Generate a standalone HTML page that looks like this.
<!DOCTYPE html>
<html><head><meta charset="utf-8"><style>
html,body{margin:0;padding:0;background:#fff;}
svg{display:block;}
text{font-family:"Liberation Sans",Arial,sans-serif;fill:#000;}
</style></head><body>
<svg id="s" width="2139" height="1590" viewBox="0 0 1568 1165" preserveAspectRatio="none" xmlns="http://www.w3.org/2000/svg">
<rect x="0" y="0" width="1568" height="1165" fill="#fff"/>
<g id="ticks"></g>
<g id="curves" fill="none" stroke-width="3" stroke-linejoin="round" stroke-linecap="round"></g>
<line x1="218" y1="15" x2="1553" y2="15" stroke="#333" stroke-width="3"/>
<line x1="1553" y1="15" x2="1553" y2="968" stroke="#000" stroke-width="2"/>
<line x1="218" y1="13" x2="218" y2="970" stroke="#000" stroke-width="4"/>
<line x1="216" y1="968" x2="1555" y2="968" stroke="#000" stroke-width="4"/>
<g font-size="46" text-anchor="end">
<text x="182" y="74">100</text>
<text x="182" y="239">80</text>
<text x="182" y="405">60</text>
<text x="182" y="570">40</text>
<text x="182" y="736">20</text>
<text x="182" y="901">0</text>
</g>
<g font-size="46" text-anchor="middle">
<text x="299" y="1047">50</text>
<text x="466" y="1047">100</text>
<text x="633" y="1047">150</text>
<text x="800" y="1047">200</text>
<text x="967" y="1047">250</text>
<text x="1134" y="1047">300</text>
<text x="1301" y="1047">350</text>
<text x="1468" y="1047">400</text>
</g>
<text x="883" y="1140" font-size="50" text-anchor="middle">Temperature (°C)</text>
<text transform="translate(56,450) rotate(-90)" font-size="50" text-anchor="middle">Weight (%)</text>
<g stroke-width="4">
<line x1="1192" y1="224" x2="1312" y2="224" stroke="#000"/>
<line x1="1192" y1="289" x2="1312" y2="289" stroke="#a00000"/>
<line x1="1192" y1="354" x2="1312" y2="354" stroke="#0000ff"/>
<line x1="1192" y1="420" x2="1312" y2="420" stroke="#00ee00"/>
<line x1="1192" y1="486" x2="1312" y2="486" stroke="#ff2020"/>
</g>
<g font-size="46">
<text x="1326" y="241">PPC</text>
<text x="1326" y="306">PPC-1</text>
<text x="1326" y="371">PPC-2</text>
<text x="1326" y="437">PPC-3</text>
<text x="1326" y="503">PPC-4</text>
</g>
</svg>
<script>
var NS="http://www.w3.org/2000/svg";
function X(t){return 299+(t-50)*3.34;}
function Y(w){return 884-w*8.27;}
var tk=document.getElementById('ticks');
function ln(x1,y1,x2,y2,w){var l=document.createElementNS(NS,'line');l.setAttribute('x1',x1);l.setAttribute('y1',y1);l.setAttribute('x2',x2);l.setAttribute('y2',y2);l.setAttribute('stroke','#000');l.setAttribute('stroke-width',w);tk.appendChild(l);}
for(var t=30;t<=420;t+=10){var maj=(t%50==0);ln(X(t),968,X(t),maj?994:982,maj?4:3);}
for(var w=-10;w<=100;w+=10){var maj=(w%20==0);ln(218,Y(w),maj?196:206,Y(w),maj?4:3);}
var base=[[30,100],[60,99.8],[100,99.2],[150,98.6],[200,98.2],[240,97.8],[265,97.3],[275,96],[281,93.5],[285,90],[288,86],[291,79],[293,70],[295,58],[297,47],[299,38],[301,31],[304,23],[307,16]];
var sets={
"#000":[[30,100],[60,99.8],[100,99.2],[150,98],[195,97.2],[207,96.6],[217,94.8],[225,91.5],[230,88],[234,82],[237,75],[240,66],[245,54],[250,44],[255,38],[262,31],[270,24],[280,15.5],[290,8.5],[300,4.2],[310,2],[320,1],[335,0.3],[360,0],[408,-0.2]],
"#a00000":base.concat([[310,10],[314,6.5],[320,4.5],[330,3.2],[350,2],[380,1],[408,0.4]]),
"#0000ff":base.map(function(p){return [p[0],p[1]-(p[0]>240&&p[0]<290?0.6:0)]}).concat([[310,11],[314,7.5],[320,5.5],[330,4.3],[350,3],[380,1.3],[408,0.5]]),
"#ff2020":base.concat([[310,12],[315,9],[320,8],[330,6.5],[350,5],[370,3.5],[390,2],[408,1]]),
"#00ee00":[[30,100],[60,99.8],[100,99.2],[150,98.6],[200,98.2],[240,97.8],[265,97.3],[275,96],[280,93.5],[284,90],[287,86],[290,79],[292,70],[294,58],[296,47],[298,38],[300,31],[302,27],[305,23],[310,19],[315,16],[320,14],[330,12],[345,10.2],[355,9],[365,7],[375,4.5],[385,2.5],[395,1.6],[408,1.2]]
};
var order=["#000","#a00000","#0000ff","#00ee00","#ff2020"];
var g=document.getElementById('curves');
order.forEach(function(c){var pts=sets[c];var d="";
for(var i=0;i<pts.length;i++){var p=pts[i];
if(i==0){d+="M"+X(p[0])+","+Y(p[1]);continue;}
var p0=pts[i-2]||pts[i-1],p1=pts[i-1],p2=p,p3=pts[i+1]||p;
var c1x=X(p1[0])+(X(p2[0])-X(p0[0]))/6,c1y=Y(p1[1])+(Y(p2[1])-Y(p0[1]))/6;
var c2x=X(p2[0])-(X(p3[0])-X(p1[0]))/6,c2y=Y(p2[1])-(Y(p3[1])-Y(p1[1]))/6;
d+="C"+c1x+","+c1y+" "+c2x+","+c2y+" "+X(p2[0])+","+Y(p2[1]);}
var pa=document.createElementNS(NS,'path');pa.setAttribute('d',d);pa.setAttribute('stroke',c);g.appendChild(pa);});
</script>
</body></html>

• • • • • • •

Set out the complete listing exactly as shown.

Result of the task:
Generate a standalone HTML page that looks like this.
<!DOCTYPE html>
<html><head><meta charset="utf-8"><style>
html,body{margin:0;padding:0;background:#fff;}
svg{display:block;}
text{font-family:"Liberation Sans",Arial,sans-serif;fill:#000;}
</style></head><body>
<svg id="s" width="2139" height="1590" viewBox="0 0 1568 1165" preserveAspectRatio="none" xmlns="http://www.w3.org/2000/svg">
<rect x="0" y="0" width="1568" height="1165" fill="#fff"/>
<g id="ticks"></g>
<g id="curves" fill="none" stroke-width="3" stroke-linejoin="round" stroke-linecap="round"></g>
<line x1="218" y1="15" x2="1553" y2="15" stroke="#333" stroke-width="3"/>
<line x1="1553" y1="15" x2="1553" y2="968" stroke="#000" stroke-width="2"/>
<line x1="218" y1="13" x2="218" y2="970" stroke="#000" stroke-width="4"/>
<line x1="216" y1="968" x2="1555" y2="968" stroke="#000" stroke-width="4"/>
<g font-size="46" text-anchor="end">
<text x="182" y="74">100</text>
<text x="182" y="239">80</text>
<text x="182" y="405">60</text>
<text x="182" y="570">40</text>
<text x="182" y="736">20</text>
<text x="182" y="901">0</text>
</g>
<g font-size="46" text-anchor="middle">
<text x="299" y="1047">50</text>
<text x="466" y="1047">100</text>
<text x="633" y="1047">150</text>
<text x="800" y="1047">200</text>
<text x="967" y="1047">250</text>
<text x="1134" y="1047">300</text>
<text x="1301" y="1047">350</text>
<text x="1468" y="1047">400</text>
</g>
<text x="883" y="1140" font-size="50" text-anchor="middle">Temperature (°C)</text>
<text transform="translate(56,450) rotate(-90)" font-size="50" text-anchor="middle">Weight (%)</text>
<g stroke-width="4">
<line x1="1192" y1="224" x2="1312" y2="224" stroke="#000"/>
<line x1="1192" y1="289" x2="1312" y2="289" stroke="#a00000"/>
<line x1="1192" y1="354" x2="1312" y2="354" stroke="#0000ff"/>
<line x1="1192" y1="420" x2="1312" y2="420" stroke="#00ee00"/>
<line x1="1192" y1="486" x2="1312" y2="486" stroke="#ff2020"/>
</g>
<g font-size="46">
<text x="1326" y="241">PPC</text>
<text x="1326" y="306">PPC-1</text>
<text x="1326" y="371">PPC-2</text>
<text x="1326" y="437">PPC-3</text>
<text x="1326" y="503">PPC-4</text>
</g>
</svg>
<script>
var NS="http://www.w3.org/2000/svg";
function X(t){return 299+(t-50)*3.34;}
function Y(w){return 884-w*8.27;}
var tk=document.getElementById('ticks');
function ln(x1,y1,x2,y2,w){var l=document.createElementNS(NS,'line');l.setAttribute('x1',x1);l.setAttribute('y1',y1);l.setAttribute('x2',x2);l.setAttribute('y2',y2);l.setAttribute('stroke','#000');l.setAttribute('stroke-width',w);tk.appendChild(l);}
for(var t=30;t<=420;t+=10){var maj=(t%50==0);ln(X(t),968,X(t),maj?994:982,maj?4:3);}
for(var w=-10;w<=100;w+=10){var maj=(w%20==0);ln(218,Y(w),maj?196:206,Y(w),maj?4:3);}
var base=[[30,100],[60,99.8],[100,99.2],[150,98.6],[200,98.2],[240,97.8],[265,97.3],[275,96],[281,93.5],[285,90],[288,86],[291,79],[293,70],[295,58],[297,47],[299,38],[301,31],[304,23],[307,16]];
var sets={
"#000":[[30,100],[60,99.8],[100,99.2],[150,98],[195,97.2],[207,96.6],[217,94.8],[225,91.5],[230,88],[234,82],[237,75],[240,66],[245,54],[250,44],[255,38],[262,31],[270,24],[280,15.5],[290,8.5],[300,4.2],[310,2],[320,1],[335,0.3],[360,0],[408,-0.2]],
"#a00000":base.concat([[310,10],[314,6.5],[320,4.5],[330,3.2],[350,2],[380,1],[408,0.4]]),
"#0000ff":base.map(function(p){return [p[0],p[1]-(p[0]>240&&p[0]<290?0.6:0)]}).concat([[310,11],[314,7.5],[320,5.5],[330,4.3],[350,3],[380,1.3],[408,0.5]]),
"#ff2020":base.concat([[310,12],[315,9],[320,8],[330,6.5],[350,5],[370,3.5],[390,2],[408,1]]),
"#00ee00":[[30,100],[60,99.8],[100,99.2],[150,98.6],[200,98.2],[240,97.8],[265,97.3],[275,96],[280,93.5],[284,90],[287,86],[290,79],[292,70],[294,58],[296,47],[298,38],[300,31],[302,27],[305,23],[310,19],[315,16],[320,14],[330,12],[345,10.2],[355,9],[365,7],[375,4.5],[385,2.5],[395,1.6],[408,1.2]]
};
var order=["#000","#a00000","#0000ff","#00ee00","#ff2020"];
var g=document.getElementById('curves');
order.forEach(function(c){var pts=sets[c];var d="";
for(var i=0;i<pts.length;i++){var p=pts[i];
if(i==0){d+="M"+X(p[0])+","+Y(p[1]);continue;}
var p0=pts[i-2]||pts[i-1],p1=pts[i-1],p2=p,p3=pts[i+1]||p;
var c1x=X(p1[0])+(X(p2[0])-X(p0[0]))/6,c1y=Y(p1[1])+(Y(p2[1])-Y(p0[1]))/6;
var c2x=X(p2[0])-(X(p3[0])-X(p1[0]))/6,c2y=Y(p2[1])-(Y(p3[1])-Y(p1[1]))/6;
d+="C"+c1x+","+c1y+" "+c2x+","+c2y+" "+X(p2[0])+","+Y(p2[1]);}
var pa=document.createElementNS(NS,'path');pa.setAttribute('d',d);pa.setAttribute('stroke',c);g.appendChild(pa);});
</script>
</body></html>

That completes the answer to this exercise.